Verse explainer

What does Romans 12:6 really mean?

Every gift is a grace — not a rank. Use what you have been given, fully and humbly, within its proper measure.

KJV

Having then gifts differing according to the grace that is given to us, whether prophecy, let us prophesy according to the proportion of faith;

BSB

We have different gifts according to the grace given us. If one's gift is prophecy, let him use it in proportion to his faith;

Paul has just told the Roman believers not to think of themselves more highly than they ought (v. 3) and pictured the church as one body with many members, each serving differently (vv. 4–5). Now he gets specific. Every gift — prophecy, service, teaching, leading — comes from grace, not from the recipient's merit or effort. That means no gift confers superiority, and none permits laziness. The phrase 'proportion of faith' (Greek analogia tēs pisteōs) is the pivot: a preacher or teacher should exercise their gift in line with the actual measure of light, conviction, and capacity God has given them — not inflating beyond it, not holding back below it. This rules out two opposite errors: the person who exaggerates their insight and teaches beyond their genuine understanding, and the person who, out of false modesty, withholds the real gift they have been given. The context of vv. 3–8 keeps pressing the same point from every angle: sober self-knowledge, faithful deployment, mutual service.

'Prophesy according to the proportion of faith' means your preaching must conform to the accepted creed. A long tradition — sometimes called the 'analogy of faith' reading — takes this phrase to mean that all interpretation must be checked against the overall doctrinal system of Scripture or the church's creed. It is not a crazy reading, and respected commentators have held it. But the immediate context makes a different emphasis far more natural. Paul's whole argument in vv. 3–8 is about humility and sober self-assessment: do not think more highly of yourself than you ought (v. 3), because every gift came from grace (v. 6). The proportion he has in mind is personal — the actual measure of faith and capacity God has granted this person. Adam Clarke puts it plainly: the preacher should exercise the gift 'in proportion to the grace and light he has received from God,' not arrogating knowledge he does not have. Jamieson, Fausset and Brown add that reading 'proportion' as a reference to a doctrinal standard cuts against the context, whose whole point is to prevent pride by tethering each gift to its giver. The creed-check reading is not heretical, but it misses the pastoral and personal thrust Paul is driving at: know your measure, use it fully, stay in your lane.
Adam Clarkeearly 19th c. · PD

Clarke takes the 'proportion of faith' to mean the measure of light and grace actually received from God. His practical point: let every preacher do it in proportion to the grace and knowledge he has received, never arrogating to himself insight he does not possess, never indulging fanciful interpretation. The warning against pride and the warning against underuse are two sides of the same coin — keep soberly within your own sphere.

John Gill18th c. · PD

Gill emphasizes that 'prophesying' here means expounding and preaching the Scriptures, not foretelling. He stresses that a Gospel minister must firmly believe what he proclaims — no scepticism about the main principles of the faith — and must preach up to the full measure of conviction and knowledge given him, never falling short of it. The 'proportion of faith' is both a personal measure and a check against teaching anything out of step with the consistent scheme of Scripture.

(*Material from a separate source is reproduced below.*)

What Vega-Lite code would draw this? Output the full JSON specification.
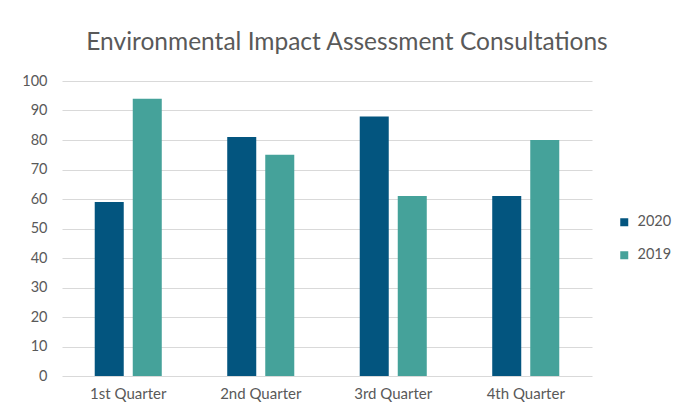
{
  "$schema": "https://vega.github.io/schema/vega-lite/v6.json",
  "autosize": "none",
  "width": 530,
  "height": 295,
  "padding": {"left": 62, "top": 81, "right": 83, "bottom": 33},
  "background": "white",
  "title": {
    "text": "Environmental Impact Assessment Consultations",
    "font": "Lato",
    "fontSize": 24.5,
    "fontWeight": "normal",
    "color": "#595959",
    "anchor": "middle",
    "offset": 18,
    "dx": 20
  },
  "data": {
    "values": [
      {"quarter": "1st Quarter", "year": "2020", "value": 59},
      {"quarter": "1st Quarter", "year": "2019", "value": 94},
      {"quarter": "2nd Quarter", "year": "2020", "value": 81},
      {"quarter": "2nd Quarter", "year": "2019", "value": 75},
      {"quarter": "3rd Quarter", "year": "2020", "value": 88},
      {"quarter": "3rd Quarter", "year": "2019", "value": 61},
      {"quarter": "4th Quarter", "year": "2020", "value": 61},
      {"quarter": "4th Quarter", "year": "2019", "value": 80}
    ]
  },
  "mark": {"type": "bar"},
  "encoding": {
    "x": {
      "field": "quarter",
      "type": "nominal",
      "sort": ["1st Quarter", "2nd Quarter", "3rd Quarter", "4th Quarter"],
      "scale": {"paddingInner": 0.494, "paddingOuter": 0.247},
      "axis": {
        "title": null,
        "labelAngle": 0,
        "ticks": false,
        "domain": false,
        "labelFont": "Lato",
        "labelFontSize": 15,
        "labelColor": "#595959",
        "labelPadding": 10
      }
    },
    "xOffset": {
      "field": "year",
      "type": "nominal",
      "sort": ["2020", "2019"],
      "scale": {"paddingInner": 0.237, "paddingOuter": 0}
    },
    "y": {
      "field": "value",
      "type": "quantitative",
      "scale": {"domain": [0, 100]},
      "axis": {
        "title": null,
        "values": [0, 10, 20, 30, 40, 50, 60, 70, 80, 90, 100],
        "ticks": false,
        "domain": false,
        "grid": true,
        "gridColor": "#d9d9d9",
        "gridWidth": 1,
        "labelFont": "Lato",
        "labelFontSize": 14.5,
        "labelColor": "#595959",
        "labelPadding": 15
      }
    },
    "color": {
      "field": "year",
      "type": "nominal",
      "sort": ["2020", "2019"],
      "scale": {"domain": ["2020", "2019"], "range": ["#03557f", "#45a29a"]},
      "legend": {
        "title": null,
        "orient": "none",
        "legendX": 555,
        "legendY": 134,
        "symbolType": "square",
        "symbolSize": 64,
        "symbolStrokeWidth": 0,
        "labelFont": "Lato",
        "labelFontSize": 14.5,
        "labelColor": "#595959",
        "labelOffset": 6,
        "rowPadding": 18
      }
    }
  },
  "config": {
    "view": {"stroke": null}
  }
}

Jamieson, Fausset & Brown19th c. · PD

JFB insists that all the gifts of believers alike are 'communications of mere grace,' and that the proportion is keyed to the individual's own faith and capacity rather than to some abstract creed-standard. The whole context, they note, is designed to prevent boasting: because the gift is grace and its measure is set by God, neither puffed-up superiority nor envious comparison makes any sense.

ἀναλογία analogia

'Proportion' or 'correspondence.' Used only here in the New Testament. In classical Greek it described the right ratio between related quantities — nothing more, nothing less than what properly belongs. Applied to a preacher's gift, it means: speak and teach in exact correspondence to the faith and understanding God has actually given you. Over-reaching beyond that measure is presumption; holding back below it is waste. The word rules out both.